TASK BRIEF: Start at the top of the records and, please, print each line exactly through the line that contains "var viewHeight = 345;", leaving out all pictures.
+ + + + + + +
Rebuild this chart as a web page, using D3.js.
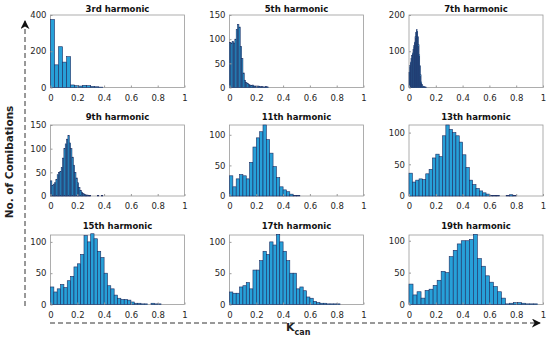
<!DOCTYPE html>
<html>
<head>
<meta charset="utf-8">
<script src="https://cdn.jsdelivr.net/npm/d3@7"></script>
<style>
  body { margin: 0; background: #fff; }
  text { font-family: "DejaVu Sans", sans-serif; }
</style>
</head>
<body>
<svg id="chart"></svg>
<script>
var viewWidth = 550;
var viewHeight = 345;

// panel titles, in reading order
var titles = ["3rd harmonic", "5th harmonic", "7th harmonic",
              "9th harmonic", "11th harmonic", "13th harmonic",
              "15th harmonic", "17th harmonic", "19th harmonic"];

// bin widths of each histogram (K_can units)
var binWidths = [0.03, 0.01, 0.005, 0.01, 0.025, 0.025, 0.025, 0.025, 0.03];

// bin counts
var counts3 = [375, 125, 225, 140, 170, 14, 10, 8, 12, 10, 6, 4, 2];
var counts5 = [93, 92, 95, 92, 100, 120, 130, 125, 85, 60, 30, 15, 10, 8, 6, 5, 4, 5, 3, 3, 2, 3, 2, 1, 2, 1, 1, 2, 1];
var counts7 = [42, 60, 70, 80, 88, 95, 105, 115, 125, 140, 152, 160, 155, 140, 118, 90, 60, 35, 15, 8, 4, 3, 2, 2, 1, 1];
var counts9 = [32, 22, 25, 28, 35, 45, 50, 52, 60, 80, 100, 110, 120, 128, 112, 100, 82, 65, 50, 38, 28, 18, 12, 8, 5, 3, 2, 2, 1, 1, 0, 0, 0, 0, 0, 1, 0, 0, 1];
var counts11 = [33, 15, 28, 35, 33, 28, 55, 80, 95, 105, 116, 92, 70, 48, 30, 15, 10, 7, 3, 1, 1];
var counts13 = [36, 22, 25, 27, 26, 35, 42, 60, 66, 62, 95, 112, 105, 100, 95, 85, 65, 45, 25, 18, 12, 8, 5, 3, 1, 1, 1, 0, 0, 1, 2, 1];
var counts15 = [28, 20, 25, 32, 27, 38, 45, 60, 65, 80, 110, 100, 113, 105, 85, 75, 50, 30, 25, 15, 10, 8, 8, 7, 4, 2, 2, 1, 1, 0, 2, 1, 1];
var counts17 = [20, 18, 18, 28, 30, 35, 25, 55, 55, 70, 85, 80, 100, 95, 112, 100, 85, 70, 50, 50, 25, 28, 22, 12, 10, 5, 3, 2, 2, 1, 1, 1, 1];
var counts19 = [32, 15, 20, 10, 22, 24, 30, 38, 52, 50, 75, 85, 95, 100, 100, 102, 110, 72, 60, 45, 35, 28, 20, 10, 1, 2, 3, 3, 2, 1, 1, 1];

var allCounts = [counts3, counts5, counts7, counts9, counts11, counts13, counts15, counts17, counts19];

// y axis limits and ticks per panel
var yMax = [400, 150, 200, 150, 116, 112, 111, 111, 109];
var yTicks = [[0, 200, 400], [0, 50, 100, 150], [0, 100, 200],
              [0, 50, 100, 150], [0, 50, 100], [0, 50, 100],
              [0, 50, 100], [0, 50, 100], [0, 50, 100]];
var xTicks = [0, 0.2, 0.4, 0.6, 0.8, 1];

// grid layout
var colLeft = [50.5, 229.5, 409];
var plotW = 134;
var rowTop = [15, 125, 235];
var rowBottom = [87.5, 196, 304.5];
var titleY = [12, 120, 229];

var svg = d3.select("#chart")
    .attr("width", viewWidth)
    .attr("height", viewHeight);

var defs = svg.append("defs");
defs.append("marker")
    .attr("id", "arrow")
    .attr("viewBox", "0 0 10 10")
    .attr("refX", 9)
    .attr("refY", 5)
    .attr("markerWidth", 9)
    .attr("markerHeight", 9)
    .attr("markerUnits", "userSpaceOnUse")
    .attr("orient", "auto")
  .append("path")
    .attr("d", "M0,0 L10,5 L0,10 L3,5 Z")
    .style("fill", "#111");

titles.forEach(function(title, i) {
  var r = Math.floor(i / 3), c = i % 3;
  var x0 = colLeft[c], y0 = rowTop[r], h = rowBottom[r] - rowTop[r];

  var g = svg.append("g")
      .attr("transform", "translate(" + x0 + "," + y0 + ")");

  var x = d3.scaleLinear().domain([0, 1]).range([0, plotW]);
  var y = d3.scaleLinear().domain([0, yMax[i]]).range([h, 0]);

  var bins = allCounts[i].map(function(v, k) {
    return {x0: k * binWidths[i], x1: (k + 1) * binWidths[i], n: v};
  });

  // box
  g.append("rect")
      .attr("width", plotW)
      .attr("height", h)
      .style("fill", "none")
      .style("stroke", "#9a9a9a")
      .style("stroke-width", 0.8);

  g.selectAll(".bar")
      .data(bins.filter(function(d) { return d.n > 0; }))
    .enter().append("rect")
      .attr("class", "bar")
      .attr("x", function(d) { return x(d.x0); })
      .attr("width", function(d) { return x(d.x1) - x(d.x0); })
      .attr("y", function(d) { return y(d.n); })
      .attr("height", function(d) { return y(0) - y(d.n); })
      .style("fill", "#27a0d8")
      .style("stroke", "#1d2b60")
      .style("stroke-width", 0.6);

  var xAxis = d3.axisBottom(x)
      .tickValues(xTicks)
      .tickSizeInner(-2)
      .tickSizeOuter(0)
      .tickPadding(7)
      .tickFormat(d3.format("~g"));
  var yAxis = d3.axisLeft(y)
      .tickValues(yTicks[i])
      .tickSizeInner(-2)
      .tickSizeOuter(0)
      .tickPadding(4);

  var gx = g.append("g")
      .attr("transform", "translate(0," + h + ")")
      .call(xAxis);
  var gy = g.append("g").call(yAxis);

  [gx, gy].forEach(function(a) {
    a.select(".domain").remove();
    a.selectAll(".tick line").style("stroke", "#9a9a9a");
    a.selectAll(".tick text")
        .style("font-size", "8.5px")
        .style("fill", "#262626");
  });

  svg.append("text")
      .attr("x", x0 + plotW / 2)
      .attr("y", titleY[r])
      .style("text-anchor", "middle")
      .style("font-size", "8.5px")
      .style("font-weight", "bold")
      .style("fill", "#111")
      .text(title);
});

// dashed arrows for the shared axes
svg.append("line")
    .attr("x1", 25).attr("y1", 306)
    .attr("x2", 25).attr("y2", 21)
    .style("stroke", "#333")
    .style("stroke-width", 1)
    .style("stroke-dasharray", "5,3")
    .attr("marker-end", "url(#arrow)");

svg.append("line")
    .attr("x1", 50).attr("y1", 323)
    .attr("x2", 540).attr("y2", 323)
    .style("stroke", "#333")
    .style("stroke-width", 1)
    .style("stroke-dasharray", "5,3")
    .attr("marker-end", "url(#arrow)");

svg.append("text")
    .attr("transform", "translate(13,162) rotate(-90)")
    .style("text-anchor", "middle")
    .style("font-size", "10.5px")
    .style("font-weight", "bold")
    .style("fill", "#222")
    .text("No. of Comibations");

var kLabel = svg.append("text")
    .attr("x", 286)
    .attr("y", 331)
    .style("font-size", "11px")
    .style("font-weight", "bold")
    .style("fill", "#222");
kLabel.append("tspan").text("K");
kLabel.append("tspan")
    .attr("dy", 4)
    .style("font-size", "8px")
    .text("can");
</script>
</body>
</html>
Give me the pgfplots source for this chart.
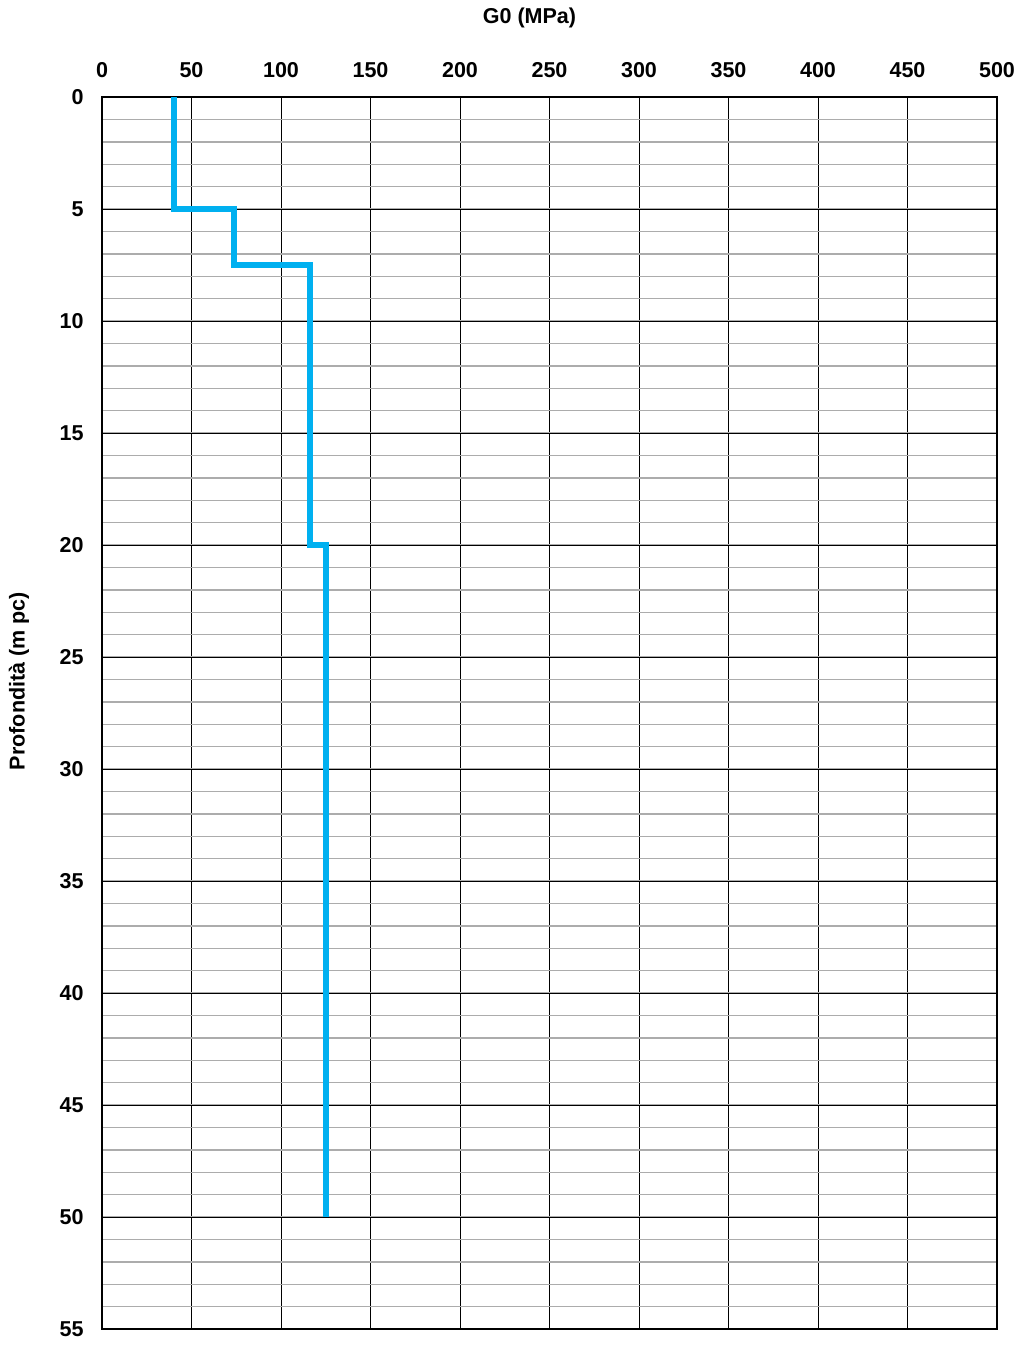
\documentclass[border=0pt]{standalone}
\usepackage{pgfplots}
\pgfplotsset{compat=1.18}
\usepackage{fontspec}
\setmainfont{Liberation Sans}
\definecolor{profile}{HTML}{00B0F0}
\begin{document}
\begin{tikzpicture}[x=1bp,y=1bp]
\begin{axis}[
  name=ax,
  scale only axis,
  width=447.5bp, height=616bp,
  xmin=0, xmax=500, ymin=0, ymax=55,
  y dir=reverse,
  xticklabel pos=upper,
  xtick={0,50,...,500},
  ytick={0,5,...,55},
  minor ytick={0,1,...,55},
  major tick length=0pt, minor tick length=0pt,
  grid=both,
  major grid style={black, line width=0.5pt},
  minor grid style={gray!65, line width=0.7pt},
  axis line style={black, line width=0.8pt},
  /pgf/number format/assume math mode=true,
  ticklabel style={font=\bfseries\fontsize{10.8}{13}\selectfont},
  label style={font=\bfseries\fontsize{10.8}{13}\selectfont},
  xticklabel style={anchor=center, inner sep=0pt, yshift=13.5bp},
  yticklabel style={anchor=east, inner sep=0pt, xshift=-9bp},
  xlabel={G0 (MPa)},
  ylabel={Profondità (m pc)},
  xlabel style={at={(axis description cs:0.5,1)}, anchor=center, inner sep=0pt, xshift=-10bp, yshift=39.5bp},
  ylabel style={at={(axis description cs:0,0.5)}, anchor=center, inner sep=0pt, xshift=16bp, yshift=41.5bp},
]
\addplot[profile, line width=3bp, line join=miter] coordinates {
  (40,0) (40,5) (74,5) (74,7.5) (116,7.5) (116,20) (125,20) (125,50)
};
\end{axis}
\pgfresetboundingbox
\path[use as bounding box] ([xshift=-51bp,yshift=-10bp]ax.south west) rectangle ([xshift=10bp,yshift=48.5bp]ax.north east);
\end{tikzpicture}
\end{document}
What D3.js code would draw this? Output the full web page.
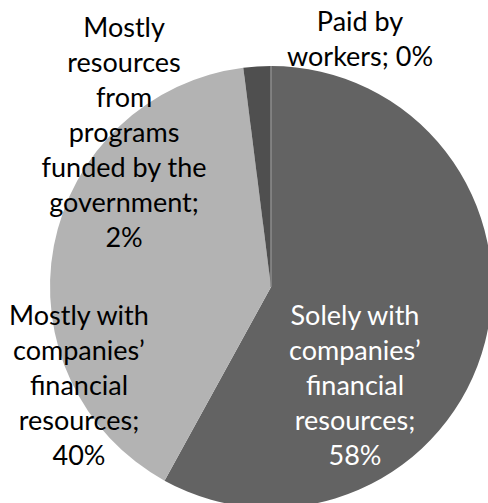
<!DOCTYPE html>
<html>
<head>
<meta charset="utf-8">
<script src="https://cdn.jsdelivr.net/npm/d3@7"></script>
<style>
  html, body { margin: 0; padding: 0; background: #ffffff; }
  svg { display: block; }
</style>
</head>
<body>
<svg id="chart" width="488" height="503"></svg>
<script>
// ---- data ----
const categories = [
  "Solely with companies’ financial resources",
  "Mostly with companies’ financial resources",
  "Mostly resources from programs funded by the government",
  "Paid by workers"
];
const values = [58, 40, 2, 0];
// wrapped label text ({v} replaced by the value)
const labelLines = [
  ["Solely with", "companies’", "financial", "resources;", "{v}%"],
  ["Mostly with", "companies’", "financial", "resources;", "{v}%"],
  ["Mostly", "resources", "from", "programs", "funded by the", "government;", "{v}%"],
  ["Paid by", "workers; {v}%"]
];

// ---- layout / style ----
const W = 488, H = 503;
const cx = 271, cy = 287, R = 221;
const colors = ["#636363", "#b3b3b3", "#4f4f4f", "#8c8c8c"];
const textColors = ["#ffffff", "#000000", "#000000", "#000000"];
// label block centres as offsets relative to pie centre (in radius units)
const labelOffsets = [[0.38, 0.445], [-0.869, 0.445], [-0.665, -0.70], [0.403, -1.12]];
const fontSize = 27, lineH = 35;

const svg = d3.select("#chart");
const g = svg.append("g").attr("transform", `translate(${cx},${cy})`);

const pie = d3.pie().sort(null).value(d => d).startAngle(0).endAngle(2 * Math.PI);
const arcs = pie(values);
const arc = d3.arc().innerRadius(0).outerRadius(R);

g.selectAll("path.slice")
  .data(arcs)
  .join("path")
  .attr("class", "slice")
  .attr("d", arc)
  .attr("fill", (d, i) => colors[i])
  .attr("stroke", (d, i) => d.value === 0 ? colors[i] : "none")
  .attr("stroke-width", 1);

const labels = g.selectAll("text.lbl")
  .data(arcs)
  .join("text")
  .attr("class", "lbl")
  .attr("text-anchor", "middle")
  .attr("font-family", "Lato, 'Liberation Sans', sans-serif")
  .attr("font-size", fontSize)
  .attr("fill", (d, i) => textColors[i]);

labels.each(function (d, i) {
  const lines = labelLines[i].map(s => s.replace("{v}", values[i]));
  const n = lines.length;
  const ox = labelOffsets[i][0] * R, oy = labelOffsets[i][1] * R;
  const firstBaseline = oy - (n - 1) * lineH / 2 + fontSize * 0.35;
  d3.select(this).selectAll("tspan")
    .data(lines)
    .join("tspan")
    .attr("x", ox)
    .attr("y", (s, k) => firstBaseline + k * lineH)
    .text(s => s);
});
</script>
</body>
</html>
+ + + + + + +
RESULT FOR THIS EXERCISE:
Rebuild this chart as a web page, using D3.js.
<!DOCTYPE html>
<html>
<head>
<meta charset="utf-8">
<script src="https://cdn.jsdelivr.net/npm/d3@7"></script>
<style>
  body { margin: 0; background: #fff; }
  text { font-family: "DejaVu Sans", sans-serif; }
</style>
</head>
<body>
<svg id="chart"></svg>
<script>
var viewWidth = 550;
var viewHeight = 345;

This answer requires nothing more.